Las cuatro mujeres de “Gritos y Susurros” tienen características que las identifican. Son únicas. Ninguna es igual a otra. El contraste entre ellas es brutal. No hablaré de esos caracteres porque creo que es el espectador quien debe percibirlos con el transcurso de la película y el director nos lo muestra por separado, a mi entender, para que comprendamos lo distintas que son y a la vez la extraña relación que las mantiene –y mantendrá- juntas. No hay “una” protagonista en la obra, sino que las cuatro tienen igual peso: el protagonismo real lo constituyen las cuatro mujeres.

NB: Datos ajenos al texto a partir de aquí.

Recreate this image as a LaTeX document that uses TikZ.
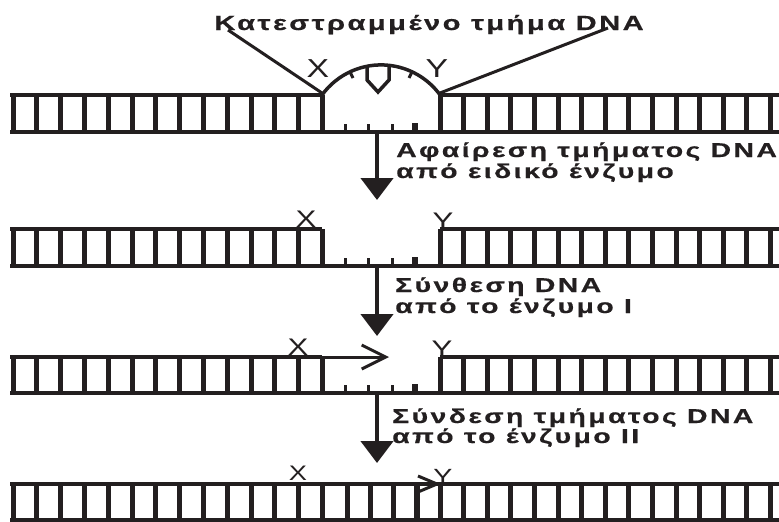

Las interacciones entre las éstas parecen forzadas por la enfermedad incurable de una de ellas y el trato que se dispensan dista mucho de ser familiar o ameno. Las circunstancias trágicas que rodean el momento estas mujeres son las que explican los recuerdos, las ensoñaciones o las culpas de cada una en la cinta, o ayudan a explicar el desenlace de la misma. Inevitable es entonces la revisión al tema de la muerte, que constituye el momento que cataliza el conflicto y lo acelera. Es la muerte un tema central que aqueja a Bergman y que, como escribió en su libro “La Linterna Mágica”, fue capaz de transmutar con mayor éxito en pantalla. La muerte de una de las hermanas –y las condiciones en que se produce- influye indefectiblemente en el comportamiento propio de las sobrevivientes y también en el grupal. Sin perjuicio de lo anterior, la muerte es sólo un catalizador: la compleja espiritualidad de cada una de ellas es anterior a la muerte y este hecho sirve sólo para decantarlo o hacerlo manifiesto. A través de él se hacen patentes las reales faces: la infidelidad, la incapacidad del contacto, la sexualidad, el matrimonio, el desamor, el desprecio y la insatisfacción se desprenden del dolor de la pérdida.

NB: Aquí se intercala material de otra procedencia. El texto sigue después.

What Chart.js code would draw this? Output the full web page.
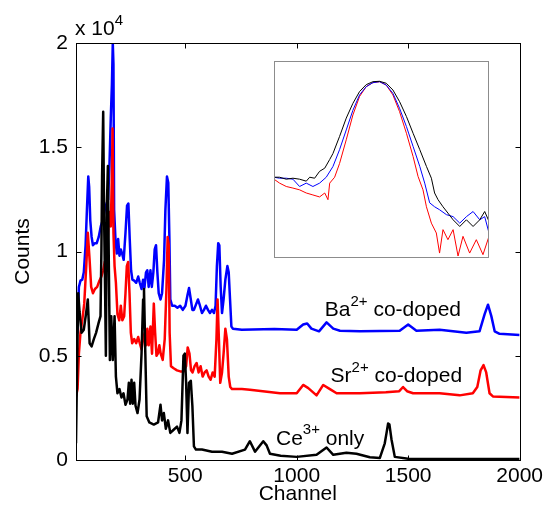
<!DOCTYPE html>
<html>
<head>
<meta charset="utf-8">
<script src="https://cdn.jsdelivr.net/npm/chart.js@4.4.1/dist/chart.umd.min.js"></script>
<style>
  body { margin: 0; background: #fff; }
  #wrap { position: relative; width: 547px; height: 508px; }
  #inset { position: absolute; left: 274px; top: 61px; }
</style>
</head>
<body>
<div id="wrap">
  <canvas id="main" width="547" height="508"></canvas>
  <canvas id="inset" width="215" height="197"></canvas>
</div>
<script>
"use strict";

// ---- data (counts, curves already offset as in the figure) ----
var xTicks = [500, 1000, 1500, 2000];
var yTicks = [0, 5000, 10000, 15000, 20000];

var ceCh  = [10,15,20,26,35,45,56,63,71,80,90,100,112,120,124,127,132,136,141,144,148,153,157,162,168,175,183,189,196,205,214,223,232,241,247,253,259,265,271,277,286,295,304,311,315,321,327,339,359,378,389,396,404,413,423,433,448,463,474,483,492,498,504,510,517,525,532,539,548,575,620,665,710,768,790,813,850,865,880,928,1000,1089,1134,1164,1223,1268,1328,1373,1395,1403,1410,1416,1425,1440,1500,1600,1700,1800,1900,2000];
var ceVal = [800,4500,8000,7100,6100,6250,7100,7700,5600,5450,5800,6100,6600,6900,10100,13600,16700,11700,7700,5000,12000,14100,9600,4800,6900,4800,6900,4000,3200,3400,3000,3200,2650,2900,3700,2700,3850,2700,3700,2600,2250,2900,5100,7700,8200,5100,2100,1800,1700,1800,2650,1900,2250,1500,1900,1300,1450,1600,1300,1900,5000,5100,3700,1300,3700,3800,2600,650,500,500,400,400,300,500,900,400,900,700,300,200,150,250,600,250,350,300,130,100,800,1300,1750,1700,1000,150,60,50,50,50,50,50];

var srCh  = [10,17,23,30,38,47,56,63,71,78,86,95,105,115,124,132,139,147,154,160,166,171,174,178,183,189,196,204,211,218,226,232,238,244,250,256,262,271,280,289,296,304,311,318,324,330,336,344,351,359,365,371,377,384,390,399,408,416,421,426,430,436,448,463,478,493,504,511,519,526,533,542,551,560,569,578,587,596,605,614,623,632,640,645,651,657,665,672,680,687,695,702,710,754,790,925,1000,1029,1052,1089,1119,1149,1179,1283,1400,1460,1477,1495,1522,1641,1731,1790,1810,1825,1838,1850,1865,1880,2000];
var srVal = [3050,3400,5100,6100,6700,7500,9300,10900,9600,8300,8000,8200,8300,8600,8800,9100,9500,9600,10900,11900,11200,13600,15900,10900,9300,8500,7000,6700,7400,6700,6900,8000,9300,9500,8000,6100,5600,5800,5600,5900,5600,5300,5800,6100,5500,6300,5500,6400,5100,7500,6100,5000,5100,5500,5100,4800,5800,8300,10700,10300,6100,4500,4400,4300,4250,4250,4500,5400,5100,4300,4200,4500,4650,4200,4500,4000,4200,4300,4000,3850,4200,4000,5800,7700,5800,3700,4200,5100,6300,5800,4000,3500,3400,3400,3370,3200,3200,3600,3450,3100,3600,3400,3200,3200,3250,3300,3500,3300,3200,3200,3100,3200,3500,4300,4550,4200,3200,3050,3000];

var baCh  = [10,16,23,30,38,45,53,59,65,69,74,80,86,95,103,112,121,130,139,147,154,160,166,171,175,178,181,187,193,199,205,211,217,224,232,239,245,251,257,263,271,280,289,296,304,311,317,324,330,336,344,350,357,363,369,375,381,389,396,405,411,418,424,429,433,441,453,465,477,489,501,510,517,525,532,539,548,557,566,575,584,593,602,611,620,629,636,642,648,653,659,665,672,680,689,695,701,707,714,754,900,1000,1029,1047,1066,1100,1134,1164,1194,1283,1462,1500,1537,1641,1761,1820,1843,1858,1873,1888,1910,2000];
var baVal = [6000,6100,8300,8600,8650,9000,10300,12000,13600,13100,11500,10700,10300,10400,10400,10700,11200,11500,12000,12300,12500,14100,16400,18000,20000,19000,12000,10600,9900,10600,9800,10100,9900,9600,10900,12200,12300,10600,9100,8650,8600,8500,8800,8500,8200,8650,8250,9000,9100,8300,9100,8300,9000,10100,10300,9000,8000,7700,8000,9600,12000,13600,13300,10600,7700,7400,7400,7300,7400,7200,7400,7900,8250,7700,7200,7200,7450,7700,7400,7050,7200,7400,7200,7050,7200,7050,7400,9300,10400,10300,8300,7050,7700,8650,9300,9000,7700,6400,6300,6250,6280,6250,6500,6550,6300,6170,6600,6300,6200,6170,6200,6500,6200,6250,6100,6170,7000,7450,6900,6170,6050,6000];

// inset: normalised peak shapes (arbitrary x units 0-100)
var inBlackX = [0,2.6,5.7,8.8,11.9,15,16.6,18.9,21.2,23.6,25.9,27.4,30.5,33.6,36.7,39.8,42.9,46,49.1,52.2,55.3,58.4,61.6,64.7,67.8,70.9,73.2,74.7,76.3,78.6,80.9,83.3,86.4,89.5,92.6,95.7,98,100];
var inBlackY = [0.41,0.41,0.40,0.405,0.40,0.39,0.41,0.405,0.44,0.456,0.50,0.53,0.617,0.71,0.785,0.845,0.88,0.895,0.897,0.887,0.853,0.794,0.718,0.633,0.55,0.465,0.405,0.33,0.296,0.26,0.228,0.194,0.16,0.194,0.16,0.194,0.236,0.186];
var inBlueX = [0,2.6,5.7,8.8,11.9,15,18.1,21.2,24.3,27.4,30.5,33.6,36.7,39.8,42.9,46,49.1,52.2,55.3,58.4,61.6,64.7,67.8,70.1,72.4,74.7,77,80.2,83.3,86.4,89.5,92.6,95.7,98,100];
var inBlueY = [0.41,0.405,0.405,0.40,0.363,0.38,0.363,0.38,0.41,0.464,0.55,0.65,0.75,0.828,0.87,0.89,0.895,0.878,0.836,0.76,0.667,0.566,0.465,0.38,0.28,0.26,0.245,0.22,0.21,0.177,0.21,0.236,0.194,0.21,0.127];
var inRedX = [0,2.6,5.7,8.8,11.9,15,18.1,21.2,23.6,25.1,25.9,28.2,30.5,33.6,36.7,39.8,42.9,46,49.1,52.2,55.3,58.4,61.6,64.7,67,69.3,70.9,73.2,75.5,77,78.6,80.9,83.3,85.6,87.9,91,94.1,97.2,100];
var inRedY = [0.40,0.38,0.363,0.355,0.346,0.33,0.32,0.31,0.33,0.296,0.38,0.41,0.48,0.60,0.726,0.82,0.87,0.89,0.895,0.878,0.828,0.743,0.633,0.515,0.414,0.346,0.26,0.177,0.127,0.025,0.144,0.093,0.144,0.01,0.11,0.025,0.093,0.017,0.11];

function pts(xs, ys) {
	return xs.map(function (x, i) { return { x: x, y: ys[i] }; });
}

var FONT = "'Liberation Sans', Arial, Helvetica, sans-serif";
Chart.defaults.font.family = FONT;
Chart.defaults.color = '#000';

// text with superscripts: parts = [[text, isSup], ...]
function supText(ctx, x, y, parts, size) {
	ctx.save();
	ctx.fillStyle = '#000';
	ctx.textBaseline = 'alphabetic';
	ctx.textAlign = 'left';
	parts.forEach(function (p) {
		var s = p[1] ? Math.round(size * 0.72) : size;
		ctx.font = s + 'px ' + FONT;
		ctx.fillText(p[0], x, p[1] ? y - size * 0.5 : y);
		x += ctx.measureText(p[0]).width;
	});
	ctx.restore();
}

var frame = {
	id: 'frame',
	afterDatasetsDraw: function (chart) {
		var ctx = chart.ctx, a = chart.chartArea;
		var sx = chart.scales.x, sy = chart.scales.y;
		var L = Math.round(a.left) + 0.5, R = Math.round(a.right) + 0.5;
		var T = Math.round(a.top) + 0.5, B = Math.round(a.bottom) + 0.5;
		ctx.save();
		ctx.strokeStyle = '#000';
		ctx.lineWidth = 1;
		ctx.strokeRect(L, T, R - L, B - T);
		ctx.beginPath();
		xTicks.forEach(function (v) {
			var px = Math.round(sx.getPixelForValue(v)) + 0.5;
			ctx.moveTo(px, B); ctx.lineTo(px, B - 5);
			ctx.moveTo(px, T); ctx.lineTo(px, T + 5);
		});
		yTicks.forEach(function (v) {
			var py = Math.round(sy.getPixelForValue(v)) + 0.5;
			ctx.moveTo(L, py); ctx.lineTo(L + 5, py);
			ctx.moveTo(R, py); ctx.lineTo(R - 5, py);
		});
		ctx.stroke();
		ctx.restore();

		// multiplier and curve labels
		supText(ctx, a.left - 1, a.top - 8, [['x 10', false], ['4', true]], 21);
		supText(ctx, sx.getPixelForValue(1126), sy.getPixelForValue(6890), [['Ba', false], ['2+', true], [' co-doped', false]], 21);
		supText(ctx, sx.getPixelForValue(1152), sy.getPixelForValue(3720), [['Sr', false], ['2+', true], [' co-doped', false]], 21);
		supText(ctx, sx.getPixelForValue(907), sy.getPixelForValue(720), [['Ce', false], ['3+', true], [' only', false]], 21);
	}
};

new Chart(document.getElementById('main'), {
	type: 'line',
	data: {
		datasets: [
			{ label: 'Ce3+ only', data: pts(ceCh, ceVal), borderColor: '#000000' },
			{ label: 'Sr2+ co-doped', data: pts(srCh, srVal), borderColor: '#ff0000' },
			{ label: 'Ba2+ co-doped', data: pts(baCh, baVal), borderColor: '#0000ff' }
		]
	},
	options: {
		responsive: false,
		animation: false,
		layout: { padding: { top: 43, right: 26, left: 0, bottom: 0 } },
		elements: {
			point: { radius: 0 },
			line: { borderWidth: 2.5, tension: 0, fill: false, borderJoinStyle: 'round' }
		},
		plugins: { legend: { display: false }, tooltip: { enabled: false } },
		scales: {
			x: {
				type: 'linear', min: 10, max: 2000,
				afterBuildTicks: function (s) { s.ticks = xTicks.map(function (v) { return { value: v }; }); },
				afterFit: function (s) { s.height = 48; },
				grid: { display: false, drawTicks: false },
				border: { display: false },
				ticks: { font: { size: 21 }, padding: 4, maxRotation: 0, autoSkip: false, callback: function (v) { return String(v); } },
				title: { display: true, text: 'Channel', font: { size: 21 }, padding: { top: 0, bottom: 1 } }
			},
			y: {
				min: 0, max: 20000,
				afterBuildTicks: function (s) { s.ticks = yTicks.map(function (v) { return { value: v }; }); },
				afterFit: function (s) { s.width = 76; },
				grid: { display: false, drawTicks: false },
				border: { display: false },
				ticks: { font: { size: 21 }, padding: 8, callback: function (v) { return String(v / 10000); } },
				title: { display: true, text: 'Counts', font: { size: 21 }, padding: { top: 11, bottom: 0 } }
			}
		}
	},
	plugins: [frame]
});

var insetBox = {
	id: 'insetBox',
	afterDraw: function (chart) {
		var ctx = chart.ctx;
		ctx.save();
		ctx.strokeStyle = '#8c8c8c';
		ctx.lineWidth = 1;
		ctx.strokeRect(0.5, 0.5, chart.width - 1, chart.height - 1);
		ctx.restore();
	}
};

new Chart(document.getElementById('inset'), {
	type: 'line',
	data: {
		datasets: [
			{ data: pts(inBlackX, inBlackY), borderColor: '#000000' },
			{ data: pts(inBlueX, inBlueY), borderColor: '#0000ff' },
			{ data: pts(inRedX, inRedY), borderColor: '#ff0000' }
		]
	},
	options: {
		responsive: false,
		animation: false,
		layout: { padding: 0 },
		elements: {
			point: { radius: 0 },
			line: { borderWidth: 1, tension: 0, fill: false }
		},
		plugins: { legend: { display: false }, tooltip: { enabled: false } },
		scales: {
			x: { type: 'linear', min: 0, max: 100, display: false },
			y: { min: 0, max: 1, display: false }
		}
	},
	plugins: [insetBox]
});
</script>
</body>
</html>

Pese a que esta amalgama de sentimientos encontrados, Bergman si sabe darnos algo de paz en el final, de una sublimidad sobrecogedora. Pareciera darnos a entender que un solo momento de la existencia y un minuto de fraternidad justifican tanto dolor y frustración y que pese a que la vida no es fácil, sí se puede disfrutar de ella en compañía de quienes se quieren, aunque sea efímero. Es ese el recuerdo que prevalece en el futuro y el que se va con nosotros al final de los días.
Otros comentarios sobre aspectos técnicos no vale la pena mencionarlos. La dirección de fotografía luce en el color con Sven Nykvist, la dirección de arte deslumbra con los vestidos y decorados de una suntuosa casa de principios de siglo. El color rojo lo inunda todo, incluso sus fundidos. La película goza de un ritmo muy particular, hipnótico y que mantiene en tensión absoluta en todo momento. Pero todo esto es de perogrullo, es Bergman y obviamente sabemos que será eso que nos dará. Por suerte.